Pour apprécier le premier film du comédien Kim Rossi Stuart, il faut d’abord se défaire d’un réflexe d’honnête homme : la méfiance naturelle que l’on éprouve face aux films de gosses, aux tire-larmes avec petits enfants malheureux, têtes blondes martyres, etc. -horrible sport. Pourtant, Libero, semble-t-il, n’est que ça : le point d’ancrage est Tommaso, un collégien de 11 ans, qui vit avec sa grande soeur et son père, caméraman, qui les élève seul. La mère, on apprend vite qu’elle a déserté le nid familial, plaquant tout le monde. Libero s’ouvre sur le récit de ces jours, entre le papa (Kim Rossi Stuart, himself) qui se débrouille comme il peut, responsabilisant au maximum ses mômes, et ceux-ci, tels qu’ils s’accommodent comme ils peuvent du célibat forcé de leur père.
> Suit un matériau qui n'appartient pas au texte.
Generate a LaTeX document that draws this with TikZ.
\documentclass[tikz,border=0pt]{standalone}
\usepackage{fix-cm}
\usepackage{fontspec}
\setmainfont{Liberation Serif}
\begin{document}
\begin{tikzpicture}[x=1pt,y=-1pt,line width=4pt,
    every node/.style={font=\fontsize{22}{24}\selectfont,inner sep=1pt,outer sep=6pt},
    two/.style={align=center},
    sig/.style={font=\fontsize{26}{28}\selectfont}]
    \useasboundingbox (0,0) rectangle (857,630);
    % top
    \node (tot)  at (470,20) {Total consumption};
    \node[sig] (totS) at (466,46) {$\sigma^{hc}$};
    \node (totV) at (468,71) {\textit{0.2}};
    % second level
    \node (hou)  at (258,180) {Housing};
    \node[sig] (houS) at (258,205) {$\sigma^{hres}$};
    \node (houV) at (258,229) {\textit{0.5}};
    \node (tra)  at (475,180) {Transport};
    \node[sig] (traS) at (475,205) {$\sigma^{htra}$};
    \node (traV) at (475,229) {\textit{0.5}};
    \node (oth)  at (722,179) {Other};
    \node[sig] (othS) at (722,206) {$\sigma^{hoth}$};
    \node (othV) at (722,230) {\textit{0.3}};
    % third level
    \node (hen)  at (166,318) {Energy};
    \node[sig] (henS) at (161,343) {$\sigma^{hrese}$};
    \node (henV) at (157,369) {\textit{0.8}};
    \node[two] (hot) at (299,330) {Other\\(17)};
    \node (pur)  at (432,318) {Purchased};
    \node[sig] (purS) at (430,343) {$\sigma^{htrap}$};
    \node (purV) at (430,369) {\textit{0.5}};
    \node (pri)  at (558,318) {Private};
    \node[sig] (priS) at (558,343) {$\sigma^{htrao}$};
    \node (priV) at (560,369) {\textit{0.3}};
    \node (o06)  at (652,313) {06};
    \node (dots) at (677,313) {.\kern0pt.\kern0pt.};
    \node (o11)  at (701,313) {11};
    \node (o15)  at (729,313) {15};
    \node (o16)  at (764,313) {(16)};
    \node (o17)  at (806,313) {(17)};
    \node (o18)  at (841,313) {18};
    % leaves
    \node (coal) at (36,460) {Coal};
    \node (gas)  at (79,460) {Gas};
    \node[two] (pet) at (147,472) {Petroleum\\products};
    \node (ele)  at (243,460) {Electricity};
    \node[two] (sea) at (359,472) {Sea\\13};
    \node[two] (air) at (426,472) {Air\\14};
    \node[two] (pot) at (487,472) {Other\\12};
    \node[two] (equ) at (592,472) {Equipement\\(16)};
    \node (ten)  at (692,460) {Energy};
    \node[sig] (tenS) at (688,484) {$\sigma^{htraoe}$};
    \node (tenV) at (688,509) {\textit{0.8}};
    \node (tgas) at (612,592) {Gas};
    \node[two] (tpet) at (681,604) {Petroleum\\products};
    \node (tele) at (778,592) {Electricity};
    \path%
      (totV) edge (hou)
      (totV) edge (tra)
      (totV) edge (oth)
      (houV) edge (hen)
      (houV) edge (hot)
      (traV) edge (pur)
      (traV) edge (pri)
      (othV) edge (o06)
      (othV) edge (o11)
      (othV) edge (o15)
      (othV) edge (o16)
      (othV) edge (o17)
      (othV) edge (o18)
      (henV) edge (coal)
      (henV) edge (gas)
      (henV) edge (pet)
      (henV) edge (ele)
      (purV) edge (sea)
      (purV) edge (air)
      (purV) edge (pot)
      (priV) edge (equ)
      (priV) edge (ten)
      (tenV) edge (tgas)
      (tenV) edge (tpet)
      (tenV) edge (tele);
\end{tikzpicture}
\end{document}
C’est difficile mais on s’en sort, et Kim Rossi Stuart, entreprenant volontiers une chanson de variété au volant de son auto, dans les rues de Rome, pousse d’un cran une ressemblance avec Nanni Moretti jusque là contenue dans le port commun d’une barbe remarquablement seyante. Jusqu’à ce moment, il n’a pas fait d’étincelles, mais il y a mis du coeur à l’ouvrage.
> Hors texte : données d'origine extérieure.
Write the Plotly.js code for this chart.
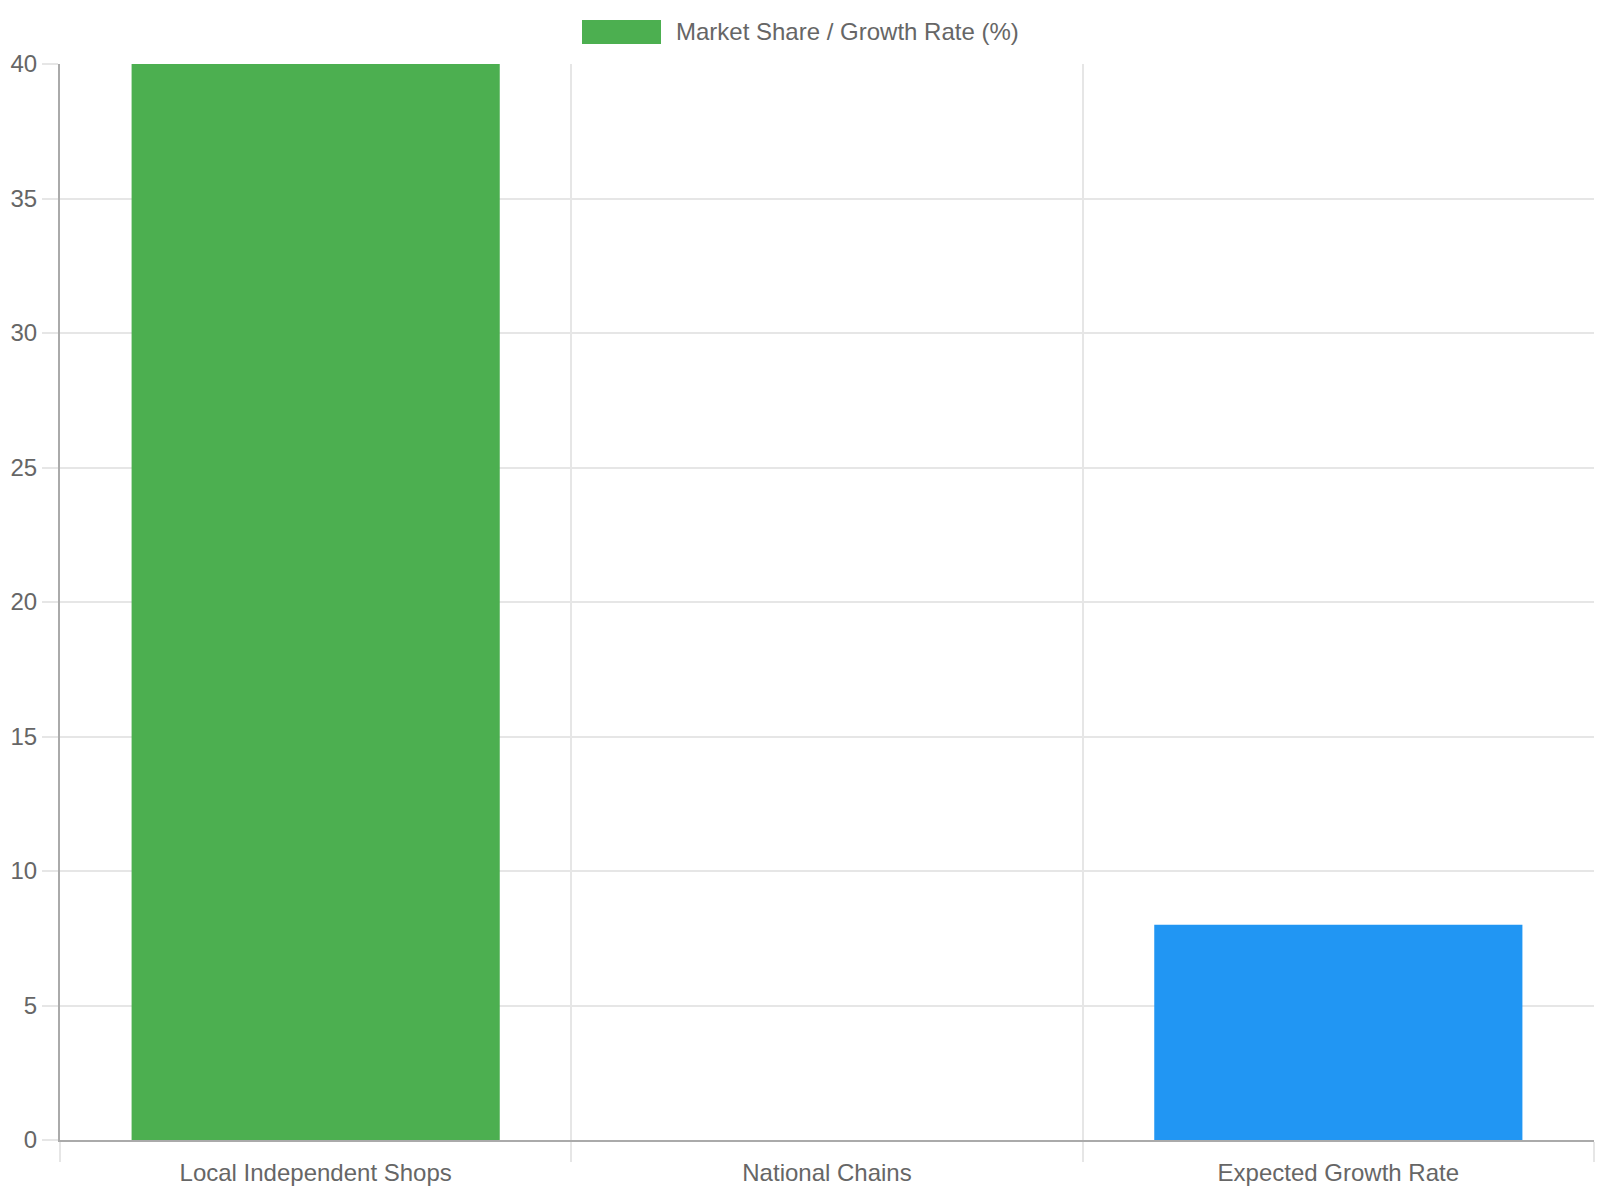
<!DOCTYPE html>
<html>
<head>
<meta charset="utf-8">
<script src="https://cdn.plot.ly/plotly-3.0.1.min.js"></script>
<style>
  html, body { margin: 0; padding: 0; background: #fff; }
  #chart { width: 1600px; height: 1200px; }
</style>
</head>
<body>
<div id="chart"></div>
<script>
const categories = ["Local Independent Shops", "National Chains", "Expected Growth Rate"];
const values = [40, null, 8];
const barColors = ["#4CAF50", "#4CAF50", "#2196F3"];
const seriesName = "Market Share / Growth Rate (%)";
const yTicks = [0, 5, 10, 15, 20, 25, 30, 35, 40];

const FONT = "Liberation Sans, Arial, Helvetica, sans-serif";
const GRID = "#e6e6e6";

const trace = {
  type: "bar",
  x: categories,
  y: values,
  name: seriesName,
  marker: { color: barColors, line: { width: 0 } },
  hoverinfo: "x+y",
  showlegend: false
};

const layout = {
  width: 1600,
  height: 1200,
  margin: { l: 60, r: 6, t: 64, b: 60, pad: 0 },
  paper_bgcolor: "#ffffff",
  plot_bgcolor: "#ffffff",
  font: { family: FONT, size: 24, color: "#666666" },
  bargap: 0.28,
  xaxis: {
    type: "category",
    tickson: "boundaries",
    showgrid: true,
    gridcolor: GRID,
    gridwidth: 2,
    ticks: "outside",
    ticklen: 20,
    tickwidth: 2,
    tickcolor: GRID,
    ticklabelstandoff: 10,
    showline: true,
    linecolor: "#aaaaaa",
    linewidth: 2,
    zeroline: false,
    tickfont: { family: FONT, size: 24, color: "#666666" },
    mirror: false
  },
  yaxis: {
    range: [0, 40],
    tickvals: yTicks,
    ticktext: yTicks.map(String),
    showgrid: true,
    gridcolor: GRID,
    gridwidth: 2,
    ticks: "outside",
    ticklen: 16,
    tickwidth: 2,
    tickcolor: GRID,
    showline: true,
    linecolor: "#aaaaaa",
    linewidth: 2,
    zeroline: false,
    tickfont: { family: FONT, size: 24, color: "#666666" }
  },
  shapes: [
    {
      type: "rect",
      xref: "paper", yref: "paper",
      xsizemode: "pixel", ysizemode: "pixel",
      xanchor: 0, yanchor: 1,
      x0: 522, x1: 601, y0: 20, y1: 44,
      fillcolor: "#4CAF50",
      line: { width: 0 }
    }
  ],
  annotations: [
    {
      text: seriesName,
      xref: "paper", yref: "paper",
      x: (674 - 60) / 1534, y: (1140 - 32) / 1076,
      xanchor: "left", yanchor: "middle",
      showarrow: false,
      font: { family: FONT, size: 24, color: "#666666" }
    }
  ]
};

Plotly.newPlot("chart", [trace], layout, { displayModeBar: false, responsive: false });
</script>
</body>
</html>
Puis, surprise, au bout de vingt minutes, la maman revient, et on peut enfin savoir ce que le film a dans le ventre. D’abord, une violente dispute : papa vire maman, la traitant de putain, maman pleure et s’accroche aux mollets de papa -et les enfants, s’ils ont reçu l’ordre de filer au lit, continuent d’assister à la scène, en larmes eux aussi. Ce qu’il a dans le ventre, le film, c’est la réactivation de plusieurs modèles, du néo-réalisme aux 400 coups. Et puis une générosité mélodramatique qui ne se double pas, c’est heureux, d’une imposante machinerie, encore moins d’une roublardise qui ferait croire ce qui n’a pas lieu d’être ou, au contraire, feindrait la neutralité pour mieux tacler par derrière.

Dans le « libero » du titre, c’est bien le poste de foot qui est désigné. Poste que le réalisateur entend assigner au film lui-même, contre la tentation de rester un film du milieu -exactement de la même manière que le père suggère son fils de préférer le poste de libero à celui de centrocampista (à quoi le fils répond « anche libero va bene », titre du film en v.o.). Rester un film du milieu, cela signifierait s’arc-bouter sur un contenu mélo (les gosses, la maman volage et instable, le père qui tient toute la famille au bout de ses nerfs aiguisés) et en rétribuer chaque morceau. Pratiquer la mélo-démocratie, un plan pour toi, un plan pour moi, une scène chacun -un commerce équitable des points de vue. Rester en défense, stoppeur, pour Kim Rossi Stuart, c’est plutôt déléguer tout le point de vue à l’un (le fils, Tommaso) et faire obstruction sur lui, comme on dit en foot. C’est-à-dire, ici, forcer le passage, surcharger ce point de vue en faisant du fils le témoin privilégié, ou maudit, de tout : témoin de l’expulsion de la mère, jetée sur le paillasson, témoin de l’irascibilité du père à plusieurs reprises, comme cette scène où il est forcé d’assister au scandale que son géniteur fait dans le bureau d’un type qui lui doit de l’argent. Si démocratie il y a, elle est contrainte, et la famille est sommée de se réunir au petit jour pour statuer sur le sort de la mauvaise mère (« on lui donne une dernière chance ? »).

La réussite de Libero tient là, dans cet ajustement forcé, malaisant, de tous les ingrédients du mélo-avec-des-gosses. Toujours frôler la vanité du téléfilm lacrymal, toujours se rattraper in extremis par cette injonction qui est faite à l’enfant d’excéder son rôle de relais entre le spectateur et la chronique familiale. A une musculature de mise en scène aussi huilée, tenue de bout en bout, ne manque en définitive que l’envers d’une qualité de fabrication, l’envers de la chronique du réalisme tel qu’il va mieux ici qu’ailleurs, revers un peu fou et plus terrifiant encore, dont le film ne détient pas la formule.